Accountability. Stand up.

Managing people is tough. Holding them accountable requires balance. On the one hand, you don’t want to micromanage and allow them learn from their own mistakes; on the other, you don’t want the business to fail as a result from learnings and empowerment without oversight or accountability.

The fragility of a startup drives the right balance. Junior employees have a lot more room to make mistakes, learn and improve. Leaders don’t. Whether its a seasoned executive or a rising star with increasing responsibility, the stakes of the game of business depend on the financial security of the business. Certain decisions can tank a business. While others, can really make it thrive.
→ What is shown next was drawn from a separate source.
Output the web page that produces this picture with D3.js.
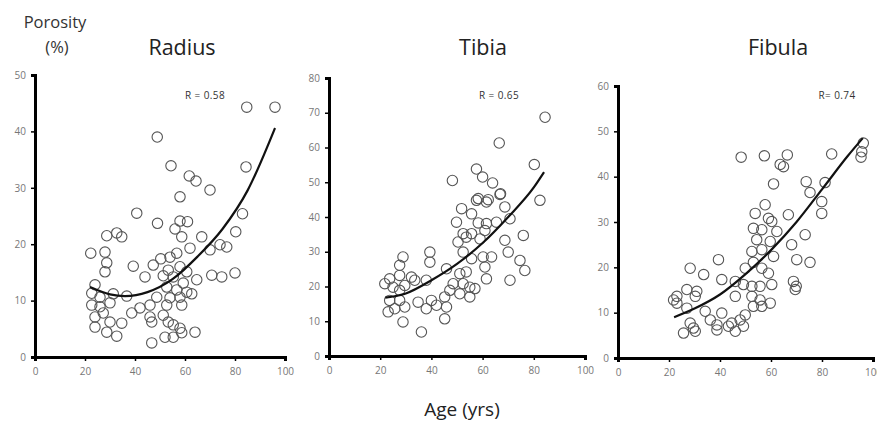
<!DOCTYPE html>
<html>
<head>
<meta charset="utf-8">
<script src="https://cdn.jsdelivr.net/npm/d3@7"></script>
<style>
  body { margin: 0; background: #fff; }
  svg text { font-family: "Open Sans", "Noto Sans", sans-serif; }
</style>
</head>
<body>
<svg id="chart" width="877" height="424"></svg>
<script>
// ---- data: [age (yrs), porosity (%)]
var radiusPts = [
  [84.7,44.3],[96,44.3],[48.9,39],[84.4,33.7],[54.4,33.9],[61.7,32.1],[64.4,31.2],[70,29.6],
  [58,28.4],[40.7,25.5],[49,23.7],[58,24.1],[61,24],[83,25.4],[80.3,22.2],[28.7,21.5],
  [32.7,22],[34.7,21.3],[56,22.7],[58.7,21.3],[66.7,21.3],[22.3,18.4],[28,18.6],[28.7,16.7],
  [28,15.1],[39.3,16.1],[44,14.2],[47.3,16.3],[50.3,17.4],[54,17.7],[56.7,18.4],[62,19.3],
  [70,19],[74,19.9],[76.7,19.5],[70.7,14.5],[74.7,14.2],[80,14.9],[64.7,13.7],[60.7,15.1],
  [58,16],[53.3,15.4],[51.3,14.4],[55.3,14.2],[59.3,13.1],[52.7,12.4],[56.7,11.9],[60.7,11.5],
  [62.7,11.2],[48.7,10.6],[54,10.5],[58,10.6],[58.7,9.2],[52.7,9.2],[46,9.2],[36.7,10.8],
  [31.3,11.2],[24,12.8],[22.7,9.2],[26,8.9],[30,9.6],[27.3,7.8],[24,7.1],[38.7,7.8],
  [42,8.7],[46,7.1],[46.7,6.2],[51.3,7.4],[53.3,6.2],[55.3,5.7],[58,5.1],[58.7,4.3],
  [55.3,3.5],[52,3.5],[46.7,2.5],[64,4.4],[32.7,3.7],[28.7,4.4],[24,5.3],[30,6.2],
  [34.7,6],[26,10.6],[22.7,11.3]
];
var tibiaPts = [
  [84.4,68.7],[66.5,61.3],[80.2,55.1],[48.2,50.5],[57.6,53.8],[60,51.5],[63.9,49.8],[67,46.7],
  [58.3,45.3],[62.2,45],[82.4,44.8],[66.8,46.5],[57.6,44.8],[61.5,44.3],[51.8,42.4],[55.7,40.9],
  [49.8,38.5],[58.3,38.3],[61.5,38.1],[65.4,38.5],[68.7,42.9],[70.7,39.5],[60.9,36.1],[52.4,35.2],
  [55.7,35.2],[59,33.7],[50.4,32.8],[53.6,34.2],[68.7,33.3],[75.9,34.7],[70,29.9],[74.6,27.5],
  [76.5,24.6],[70.7,21.8],[52.4,29.9],[55.7,28],[60.2,28.5],[63.5,28.5],[60.9,25.6],[61.5,22.2],
  [53.6,24.2],[51.1,23.7],[45.9,25.1],[48.5,20.8],[52.4,20.8],[55,19.8],[57,19.4],[51.1,17.9],
  [55,17],[47.2,18.9],[45.2,17],[45.9,14.1],[45.2,10.7],[40,16],[42,14.6],[38,13.6],
  [34.8,15.5],[39.4,27],[39.4,29.9],[38,21.8],[33.5,21.8],[32.2,22.7],[28.9,28.5],[27.6,26.1],
  [27.6,23.2],[23.7,22.2],[21.8,20.8],[25,19.8],[27.6,18.9],[29.6,20.3],[23.7,16],[25.7,13.6],
  [23.1,12.7],[29.6,14.1],[28.9,9.8],[36.1,6.9],[27.6,16]
];
var fibulaPts = [
  [48.3,44.3],[57.4,44.6],[66.4,44.8],[63.6,42.7],[64.9,42.2],[83.8,45],[96.2,47.4],[95.6,45.5],
  [95.3,44.3],[61,38.4],[73.8,38.9],[81.2,38.7],[75.3,36.5],[79.9,34.5],[79.9,31.9],[57.7,33.8],
  [53.8,31.9],[59,30.8],[60.3,30.1],[66.8,31.6],[53.1,28.6],[56.4,28.3],[62.3,27.9],[54.4,26.1],
  [59.7,25.7],[73.4,27.2],[68.1,25],[52.5,23.5],[56.4,23.9],[61,22.4],[70.1,21.7],[75.3,21.1],
  [49.9,19.8],[53.1,21.1],[56.4,19.8],[59,18.7],[60.3,16.2],[55.7,15.8],[52.5,15.8],[49.2,16.2],
  [46,16.9],[46,13.6],[52.5,13.6],[55.7,12.8],[59.7,12.1],[56.4,11.4],[53.1,11.4],[49.9,9.5],
  [47.9,8.4],[44.6,7.7],[49.2,7],[46,5.9],[43.3,7],[40.7,9.9],[38.8,7.3],[38.8,6.2],
  [36.2,8.4],[34.2,10.3],[40.7,17.3],[39.4,21.7],[33.6,18.4],[28.3,19.8],[30.9,14.7],[30.3,13.6],
  [27,15.1],[23.1,13.6],[21.8,12.8],[23.1,12.1],[27,11],[28.3,7.7],[29.6,6.6],[25.7,5.5],
  [30.3,5.9],[68.8,16.9],[69.9,15.8],[69.5,15.1]
];

// fitted curves
var radiusFit = [[22,12.4],[30,11.1],[36,10.8],[45,11.5],[55,13.8],[65,17.8],[75,22.7],[85,29.5],[96,40.6]];
var tibiaFit = [[22,16.8],[30,18],[40,21.8],[50,26.5],[60,32.5],[70,40],[80,48.5],[84,52.9]];
var fibulaFit = [[22,9],[30,10.9],[40,14],[50,18.5],[60,23.8],[70,30],[80,37.2],[90,44.5],[96,48.5]];

var titles = ["Radius", "Tibia", "Fibula"];
var rLabels = ["R = 0.58", "R = 0.65", "R= 0.74"];
var yMaxes = [50, 80, 60];
var xTicks = [0, 20, 40, 60, 80, 100];

// ---- layout of each panel (pixel positions)
var panels = [
  { pts: radiusPts, fit: radiusFit, x0: 35, x1: 285, yb: 357, yt: 75, tx: 182, rx: 205 },
  { pts: tibiaPts, fit: tibiaFit, x0: 329, x1: 585, yb: 356, yt: 78, tx: 483, rx: 499 },
  { pts: fibulaPts, fit: fibulaFit, x0: 618, x1: 873, yb: 358, yt: 86, tx: 778, rx: 837 }
];

var svg = d3.select("#chart");

panels.forEach(function (p, i) {
  var xScale = d3.scaleLinear().domain([0, 100]).range([p.x0, p.x1]);
  var yScale = d3.scaleLinear().domain([0, yMaxes[i]]).range([p.yb, p.yt]);

  var g = svg.append("g");

  // points
  g.append("g")
    .selectAll("circle")
    .data(p.pts)
    .enter()
    .append("circle")
    .attr("cx", d => xScale(d[0]))
    .attr("cy", d => yScale(d[1]))
    .attr("r", 5.2)
    .attr("fill", "none")
    .attr("stroke", "#555")
    .attr("stroke-width", 1.1);

  // fitted curve
  var line = d3.line()
    .x(d => xScale(d[0]))
    .y(d => yScale(d[1]))
    .curve(d3.curveMonotoneX);
  g.append("path")
    .datum(p.fit)
    .attr("d", line)
    .attr("fill", "none")
    .attr("stroke", "#111")
    .attr("stroke-width", 2.2);

  // axes
  var yAxis = d3.axisLeft(yScale)
    .tickValues(d3.range(0, yMaxes[i] + 1, 10))
    .tickSize(4)
    .tickPadding(5);
  var gy = g.append("g")
    .attr("transform", "translate(" + p.x0 + ",0)")
    .call(yAxis);

  var xAxis = d3.axisBottom(xScale)
    .tickValues(xTicks)
    .tickSize(4)
    .tickPadding(7);
  var gx = g.append("g")
    .attr("transform", "translate(0," + p.yb + ")")
    .call(xAxis);

  [gx, gy].forEach(function (ax) {
    ax.select(".domain").attr("stroke", "#000").attr("stroke-width", 3);
    ax.selectAll(".tick line").attr("stroke", "#000").attr("stroke-width", 1.5);
    ax.selectAll(".tick text")
      .attr("fill", "#777")
      .style("font-size", "10px");
  });

  // title
  g.append("text")
    .attr("x", p.tx)
    .attr("y", 55)
    .attr("text-anchor", "middle")
    .style("font-size", "21.5px")
    .attr("fill", "#222")
    .text(titles[i]);

  // R label
  g.append("text")
    .attr("x", p.rx)
    .attr("y", 99)
    .attr("text-anchor", "middle")
    .style("font-size", "10px")
    .style("letter-spacing", "0.4px")
    .attr("fill", "#333")
    .text(rLabels[i]);
});

// y label
svg.append("text")
  .attr("x", 55).attr("y", 28)
  .attr("text-anchor", "middle")
  .style("font-size", "16.5px").attr("fill", "#333")
  .text("Porosity");
svg.append("text")
  .attr("x", 57).attr("y", 53)
  .attr("text-anchor", "middle")
  .style("font-size", "16.5px").attr("fill", "#333")
  .text("(%)");

// x label
svg.append("text")
  .attr("x", 462).attr("y", 416)
  .attr("text-anchor", "middle")
  .style("font-size", "19px").attr("fill", "#222")
  .text("Age (yrs)");
</script>
</body>
</html>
After all, 90% of startups fail in the first 5 years.

At the end of the day, as a CEO of a company, one needs to figure out the right balance for each of her divisional leaders. Taking bets on people can pay off. While allowing for a leader to run down a dead-end can cause a lot of damage to the business.

Holding your leaders accountable at an individual level and department level are key. Setting objectives and key results can help guide the larger strategy. However, as milestones are missed or results fall short, intervening can mean the difference between success and failure of the business. Managing the intervention is critical. Different leaders have levels of ego and acknowledgment levels of challenges.

It’s about accountability. Setting expectations – gaining commitment – and measuring results is key. When results fall sort, the leader needs to stand up and understand why they weren’t achieved. This is not to say that aggressive goals shouldn’t be set. They should. But, there’s missing an objective by 20-30% and then again missing it by 50-60%. Owning that is key. Acknowledging that the status quo must change is key.

At the end of the day, the ultimate accountability is the CEO’s. The CEO owns the success or failure. And, her leadership team’s decisions that make the business thrive or stumble. Communication is key. Being open. Acknowledging problems – driving solutions. Challenging the status quo when you need to is important.